TASK BRIEF. Copy out every line exactly, passing over the pictures.

SOURCE EXCERPT.
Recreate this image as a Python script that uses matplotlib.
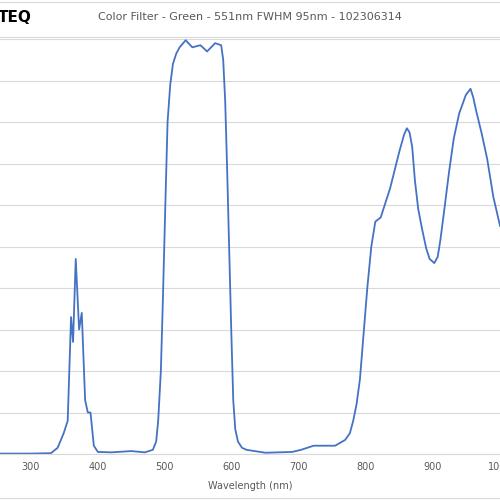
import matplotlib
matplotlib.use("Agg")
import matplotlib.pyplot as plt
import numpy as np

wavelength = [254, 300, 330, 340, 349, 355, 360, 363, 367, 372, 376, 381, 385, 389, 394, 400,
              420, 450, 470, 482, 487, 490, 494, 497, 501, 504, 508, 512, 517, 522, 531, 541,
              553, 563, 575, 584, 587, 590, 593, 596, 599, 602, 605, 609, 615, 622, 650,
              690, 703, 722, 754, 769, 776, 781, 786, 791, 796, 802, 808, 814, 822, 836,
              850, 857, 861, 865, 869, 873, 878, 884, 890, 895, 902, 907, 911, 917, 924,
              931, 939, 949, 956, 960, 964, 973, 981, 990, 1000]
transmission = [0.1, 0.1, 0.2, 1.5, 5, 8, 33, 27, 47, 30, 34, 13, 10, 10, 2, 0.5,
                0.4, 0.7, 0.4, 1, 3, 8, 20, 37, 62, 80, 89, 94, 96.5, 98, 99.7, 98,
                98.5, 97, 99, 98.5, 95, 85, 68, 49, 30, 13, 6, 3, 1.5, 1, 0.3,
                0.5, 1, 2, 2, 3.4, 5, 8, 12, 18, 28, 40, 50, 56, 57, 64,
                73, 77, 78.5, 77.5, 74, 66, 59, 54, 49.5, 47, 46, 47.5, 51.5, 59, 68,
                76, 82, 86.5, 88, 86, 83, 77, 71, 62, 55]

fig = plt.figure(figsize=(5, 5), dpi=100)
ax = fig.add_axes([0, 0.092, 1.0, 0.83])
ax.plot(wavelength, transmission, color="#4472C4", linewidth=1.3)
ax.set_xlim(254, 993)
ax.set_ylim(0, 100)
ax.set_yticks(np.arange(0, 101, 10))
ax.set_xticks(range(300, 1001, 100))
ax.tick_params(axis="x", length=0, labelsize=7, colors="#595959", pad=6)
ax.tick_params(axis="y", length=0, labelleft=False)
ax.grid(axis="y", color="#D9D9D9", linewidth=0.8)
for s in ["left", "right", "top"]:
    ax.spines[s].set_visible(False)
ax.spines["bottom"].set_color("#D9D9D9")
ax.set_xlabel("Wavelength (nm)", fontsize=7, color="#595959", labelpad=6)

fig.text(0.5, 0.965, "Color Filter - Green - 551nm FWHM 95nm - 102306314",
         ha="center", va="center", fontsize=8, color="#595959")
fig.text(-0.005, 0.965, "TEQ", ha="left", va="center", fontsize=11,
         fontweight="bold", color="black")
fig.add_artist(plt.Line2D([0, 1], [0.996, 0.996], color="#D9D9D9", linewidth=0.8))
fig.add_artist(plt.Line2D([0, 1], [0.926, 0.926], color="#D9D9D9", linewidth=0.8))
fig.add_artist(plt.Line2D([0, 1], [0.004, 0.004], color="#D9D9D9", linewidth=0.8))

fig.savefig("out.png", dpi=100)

RESPONSE TO THIS TASK.
Recreate this image as a Python script that uses matplotlib.
import matplotlib
matplotlib.use("Agg")
import matplotlib.pyplot as plt
import numpy as np

wavelength = [254, 300, 330, 340, 349, 355, 360, 363, 367, 372, 376, 381, 385, 389, 394, 400,
              420, 450, 470, 482, 487, 490, 494, 497, 501, 504, 508, 512, 517, 522, 531, 541,
              553, 563, 575, 584, 587, 590, 593, 596, 599, 602, 605, 609, 615, 622, 650,
              690, 703, 722, 754, 769, 776, 781, 786, 791, 796, 802, 808, 814, 822, 836,
              850, 857, 861, 865, 869, 873, 878, 884, 890, 895, 902, 907, 911, 917, 924,
              931, 939, 949, 956, 960, 964, 973, 981, 990, 1000]
transmission = [0.1, 0.1, 0.2, 1.5, 5, 8, 33, 27, 47, 30, 34, 13, 10, 10, 2, 0.5,
                0.4, 0.7, 0.4, 1, 3, 8, 20, 37, 62, 80, 89, 94, 96.5, 98, 99.7, 98,
                98.5, 97, 99, 98.5, 95, 85, 68, 49, 30, 13, 6, 3, 1.5, 1, 0.3,
                0.5, 1, 2, 2, 3.4, 5, 8, 12, 18, 28, 40, 50, 56, 57, 64,
                73, 77, 78.5, 77.5, 74, 66, 59, 54, 49.5, 47, 46, 47.5, 51.5, 59, 68,
                76, 82, 86.5, 88, 86, 83, 77, 71, 62, 55]

fig = plt.figure(figsize=(5, 5), dpi=100)
ax = fig.add_axes([0, 0.092, 1.0, 0.83])
ax.plot(wavelength, transmission, color="#4472C4", linewidth=1.3)
ax.set_xlim(254, 993)
ax.set_ylim(0, 100)
ax.set_yticks(np.arange(0, 101, 10))
ax.set_xticks(range(300, 1001, 100))
ax.tick_params(axis="x", length=0, labelsize=7, colors="#595959", pad=6)
ax.tick_params(axis="y", length=0, labelleft=False)
ax.grid(axis="y", color="#D9D9D9", linewidth=0.8)
for s in ["left", "right", "top"]:
    ax.spines[s].set_visible(False)
ax.spines["bottom"].set_color("#D9D9D9")
ax.set_xlabel("Wavelength (nm)", fontsize=7, color="#595959", labelpad=6)

fig.text(0.5, 0.965, "Color Filter - Green - 551nm FWHM 95nm - 102306314",
         ha="center", va="center", fontsize=8, color="#595959")
fig.text(-0.005, 0.965, "TEQ", ha="left", va="center", fontsize=11,
         fontweight="bold", color="black")
fig.add_artist(plt.Line2D([0, 1], [0.996, 0.996], color="#D9D9D9", linewidth=0.8))
fig.add_artist(plt.Line2D([0, 1], [0.926, 0.926], color="#D9D9D9", linewidth=0.8))
fig.add_artist(plt.Line2D([0, 1], [0.004, 0.004], color="#D9D9D9", linewidth=0.8))

fig.savefig("out.png", dpi=100)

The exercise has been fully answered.